Write out the material again exactly, please, and omit the pictures.

─── Supplied information ───

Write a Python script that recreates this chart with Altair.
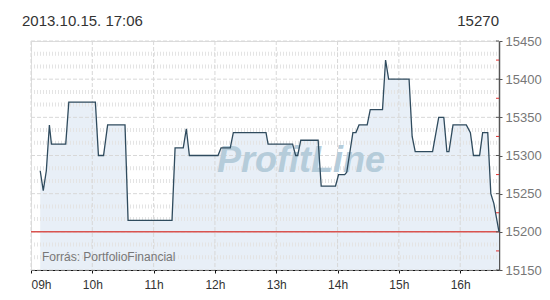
import altair as alt
import pandas as pd

# ---- data ----
times = ["09:09", "09:12", "09:15", "09:18", "09:20", "09:34", "09:37", "10:03", "10:06", "10:11",
         "10:15", "10:32", "10:35", "11:18", "11:21", "11:29", "11:32", "11:35", "12:03", "12:06",
         "12:15", "12:18", "12:50", "12:52", "13:16", "13:19", "13:21", "13:24", "13:41", "13:44",
         "13:58", "14:01", "14:07", "14:09", "14:15", "14:18", "14:21", "14:29", "14:32", "14:44",
         "14:47", "14:50", "15:10", "15:13", "15:16", "15:33", "15:35", "15:39", "15:44", "15:47",
         "15:49", "15:53", "16:06", "16:10", "16:13", "16:19", "16:22", "16:27", "16:30", "16:33",
         "16:38"]
values = [15280, 15254, 15280, 15340, 15315, 15315, 15370, 15370, 15300, 15300,
          15340, 15340, 15215, 15215, 15310, 15310, 15335, 15300, 15300, 15310,
          15310, 15330, 15330, 15315, 15315, 15300, 15300, 15320, 15320, 15260,
          15260, 15275, 15275, 15278, 15330, 15330, 15340, 15340, 15360, 15360,
          15425, 15400, 15400, 15325, 15305, 15305, 15320, 15350, 15350, 15305,
          15305, 15340, 15340, 15330, 15300, 15300, 15330, 15330, 15250, 15237,
          15200]
day = "2013-10-15"
title_left = "2013.10.15. 17:06"
title_right = "15270"
source_text = "Forrás: PortfolioFinancial"
watermark = "ProfitLine"
prev_close = [15200]
hours = [9, 10, 11, 12, 13, 14, 15, 16]
y_ticks = [15150, 15200, 15250, 15300, 15350, 15400, 15450]
y_mid_ticks = [15175, 15225, 15275, 15325, 15375, 15425]
y_minor = [round(15150 + k * 50 / 3, 2) for k in range(1, 18) if k % 3 != 0]

W, H = 468, 229
FONT = "Liberation Sans"

df = pd.DataFrame({"t": [f"{day}T{t}:00" for t in times], "v": values})
df_hours = pd.DataFrame({"t": [f"{day}T{h:02d}:00:00" for h in hours]})
df_major = pd.DataFrame({"v": y_ticks})
df_mid = pd.DataFrame({"v": y_mid_ticks})
df_minor = pd.DataFrame({"v": y_minor})
df_prev = pd.DataFrame({"v": prev_close})

xscale = alt.Scale(domain=[alt.DateTime(year=2013, month=10, date=15, hours=9, minutes=0),
                           alt.DateTime(year=2013, month=10, date=15, hours=16, minutes=38)])
yscale = alt.Scale(domain=[15150, 15450], nice=False, zero=False)

x_axis = alt.Axis(values=[alt.DateTime(year=2013, month=10, date=15, hours=h) for h in hours],
                  format="%Hh", grid=False, title=None, domainColor="#111", tickColor="#111",
                  tickSize=3, labelColor="#333", labelFont=FONT, labelFontSize=12,
                  labelPadding=6)
y_axis = alt.Axis(orient="right", values=y_ticks, format="d", grid=False, title=None,
                  domainColor="#555", domainWidth=1.5, tickColor="#555", tickSize=3,
                  labelColor="#777", labelFont=FONT, labelFontSize=13, labelPadding=3)


def X(field="t:T"):
    return alt.X(field, scale=xscale, axis=x_axis)


def Y(field="v:Q"):
    return alt.Y(field, scale=yscale, axis=y_axis)


area = alt.Chart(df).mark_area(color="#e8eff7", opacity=1, clip=True).encode(
    x=X(), y=Y(), y2=alt.datum(15150))

minor = alt.Chart(df_minor).mark_rule(color="#e4e4e4", strokeWidth=4, strokeDash=[1, 2]).encode(
    y=Y(), x=alt.value(0), x2=alt.value(W))

major = alt.Chart(df_major).mark_rule(color="#d8d8d8", strokeWidth=1, strokeDash=[4, 2]).encode(
    y=Y(), x=alt.value(0), x2=alt.value(W))

vgrid = alt.Chart(df_hours).mark_rule(color="#d8d8d8", strokeWidth=1, strokeDash=[4, 2]).encode(
    x=X(), y=alt.value(0), y2=alt.value(H))

wm = alt.Chart(pd.DataFrame({"s": [watermark]})).mark_text(
    font=FONT, fontSize=36, fontWeight="bold", fontStyle="italic", color="#b5ccda",
    align="center", baseline="alphabetic").encode(
    text="s:N", x=alt.value(270), y=alt.value(131))

prev = alt.Chart(df_prev).mark_rule(color="#d9534f", strokeWidth=1.5).encode(
    y=Y(), x=alt.value(0), x2=alt.value(W))

line = alt.Chart(df).mark_line(color="#2f4b5e", strokeWidth=1.3).encode(x=X(), y=Y())

mid_ticks = alt.Chart(df_mid).mark_rule(color="#e03030", strokeWidth=1).encode(
    y=Y(), x=alt.value(W - 3), x2=alt.value(W))
in_ticks = alt.Chart(df_major).mark_rule(color="#555", strokeWidth=1).encode(
    y=Y(), x=alt.value(W - 3), x2=alt.value(W))

src = alt.Chart(pd.DataFrame({"s": [source_text]})).mark_text(
    font=FONT, fontSize=12, color="#777", align="left", baseline="alphabetic").encode(
    text="s:N", x=alt.value(11), y=alt.value(220))

tl = alt.Chart(pd.DataFrame({"s": [title_left]})).mark_text(
    font=FONT, fontSize=15, color="#333", align="left", baseline="alphabetic").encode(
    text="s:N", x=alt.value(-9), y=alt.value(-15))

tr = alt.Chart(pd.DataFrame({"s": [title_right]})).mark_text(
    font=FONT, fontSize=15, color="#333", align="right", baseline="alphabetic").encode(
    text="s:N", x=alt.value(W), y=alt.value(-15))

chart = alt.layer(area, minor, major, vgrid, wm, prev, line, mid_ticks, in_ticks, src, tl, tr).properties(
    width=W, height=H,
    autosize=alt.AutoSizeParams(type="none"),
    padding={"left": 31, "top": 41, "right": 51, "bottom": 30},
).configure_view(stroke=None).configure(background="white")

chart.save("out.html", embed_options={"renderer": "svg", "actions": False})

───

Solution:
Write a Python script that recreates this chart with Altair.
import altair as alt
import pandas as pd

# ---- data ----
times = ["09:09", "09:12", "09:15", "09:18", "09:20", "09:34", "09:37", "10:03", "10:06", "10:11",
         "10:15", "10:32", "10:35", "11:18", "11:21", "11:29", "11:32", "11:35", "12:03", "12:06",
         "12:15", "12:18", "12:50", "12:52", "13:16", "13:19", "13:21", "13:24", "13:41", "13:44",
         "13:58", "14:01", "14:07", "14:09", "14:15", "14:18", "14:21", "14:29", "14:32", "14:44",
         "14:47", "14:50", "15:10", "15:13", "15:16", "15:33", "15:35", "15:39", "15:44", "15:47",
         "15:49", "15:53", "16:06", "16:10", "16:13", "16:19", "16:22", "16:27", "16:30", "16:33",
         "16:38"]
values = [15280, 15254, 15280, 15340, 15315, 15315, 15370, 15370, 15300, 15300,
          15340, 15340, 15215, 15215, 15310, 15310, 15335, 15300, 15300, 15310,
          15310, 15330, 15330, 15315, 15315, 15300, 15300, 15320, 15320, 15260,
          15260, 15275, 15275, 15278, 15330, 15330, 15340, 15340, 15360, 15360,
          15425, 15400, 15400, 15325, 15305, 15305, 15320, 15350, 15350, 15305,
          15305, 15340, 15340, 15330, 15300, 15300, 15330, 15330, 15250, 15237,
          15200]
day = "2013-10-15"
title_left = "2013.10.15. 17:06"
title_right = "15270"
source_text = "Forrás: PortfolioFinancial"
watermark = "ProfitLine"
prev_close = [15200]
hours = [9, 10, 11, 12, 13, 14, 15, 16]
y_ticks = [15150, 15200, 15250, 15300, 15350, 15400, 15450]
y_mid_ticks = [15175, 15225, 15275, 15325, 15375, 15425]
y_minor = [round(15150 + k * 50 / 3, 2) for k in range(1, 18) if k % 3 != 0]

W, H = 468, 229
FONT = "Liberation Sans"

df = pd.DataFrame({"t": [f"{day}T{t}:00" for t in times], "v": values})
df_hours = pd.DataFrame({"t": [f"{day}T{h:02d}:00:00" for h in hours]})
df_major = pd.DataFrame({"v": y_ticks})
df_mid = pd.DataFrame({"v": y_mid_ticks})
df_minor = pd.DataFrame({"v": y_minor})
df_prev = pd.DataFrame({"v": prev_close})

xscale = alt.Scale(domain=[alt.DateTime(year=2013, month=10, date=15, hours=9, minutes=0),
                           alt.DateTime(year=2013, month=10, date=15, hours=16, minutes=38)])
yscale = alt.Scale(domain=[15150, 15450], nice=False, zero=False)

x_axis = alt.Axis(values=[alt.DateTime(year=2013, month=10, date=15, hours=h) for h in hours],
                  format="%Hh", grid=False, title=None, domainColor="#111", tickColor="#111",
                  tickSize=3, labelColor="#333", labelFont=FONT, labelFontSize=12,
                  labelPadding=6)
y_axis = alt.Axis(orient="right", values=y_ticks, format="d", grid=False, title=None,
                  domainColor="#555", domainWidth=1.5, tickColor="#555", tickSize=3,
                  labelColor="#777", labelFont=FONT, labelFontSize=13, labelPadding=3)


def X(field="t:T"):
    return alt.X(field, scale=xscale, axis=x_axis)


def Y(field="v:Q"):
    return alt.Y(field, scale=yscale, axis=y_axis)


area = alt.Chart(df).mark_area(color="#e8eff7", opacity=1, clip=True).encode(
    x=X(), y=Y(), y2=alt.datum(15150))

minor = alt.Chart(df_minor).mark_rule(color="#e4e4e4", strokeWidth=4, strokeDash=[1, 2]).encode(
    y=Y(), x=alt.value(0), x2=alt.value(W))

major = alt.Chart(df_major).mark_rule(color="#d8d8d8", strokeWidth=1, strokeDash=[4, 2]).encode(
    y=Y(), x=alt.value(0), x2=alt.value(W))

vgrid = alt.Chart(df_hours).mark_rule(color="#d8d8d8", strokeWidth=1, strokeDash=[4, 2]).encode(
    x=X(), y=alt.value(0), y2=alt.value(H))

wm = alt.Chart(pd.DataFrame({"s": [watermark]})).mark_text(
    font=FONT, fontSize=36, fontWeight="bold", fontStyle="italic", color="#b5ccda",
    align="center", baseline="alphabetic").encode(
    text="s:N", x=alt.value(270), y=alt.value(131))

prev = alt.Chart(df_prev).mark_rule(color="#d9534f", strokeWidth=1.5).encode(
    y=Y(), x=alt.value(0), x2=alt.value(W))

line = alt.Chart(df).mark_line(color="#2f4b5e", strokeWidth=1.3).encode(x=X(), y=Y())

mid_ticks = alt.Chart(df_mid).mark_rule(color="#e03030", strokeWidth=1).encode(
    y=Y(), x=alt.value(W - 3), x2=alt.value(W))
in_ticks = alt.Chart(df_major).mark_rule(color="#555", strokeWidth=1).encode(
    y=Y(), x=alt.value(W - 3), x2=alt.value(W))

src = alt.Chart(pd.DataFrame({"s": [source_text]})).mark_text(
    font=FONT, fontSize=12, color="#777", align="left", baseline="alphabetic").encode(
    text="s:N", x=alt.value(11), y=alt.value(220))

tl = alt.Chart(pd.DataFrame({"s": [title_left]})).mark_text(
    font=FONT, fontSize=15, color="#333", align="left", baseline="alphabetic").encode(
    text="s:N", x=alt.value(-9), y=alt.value(-15))

tr = alt.Chart(pd.DataFrame({"s": [title_right]})).mark_text(
    font=FONT, fontSize=15, color="#333", align="right", baseline="alphabetic").encode(
    text="s:N", x=alt.value(W), y=alt.value(-15))

chart = alt.layer(area, minor, major, vgrid, wm, prev, line, mid_ticks, in_ticks, src, tl, tr).properties(
    width=W, height=H,
    autosize=alt.AutoSizeParams(type="none"),
    padding={"left": 31, "top": 41, "right": 51, "bottom": 30},
).configure_view(stroke=None).configure(background="white")

chart.save("out.html", embed_options={"renderer": "svg", "actions": False})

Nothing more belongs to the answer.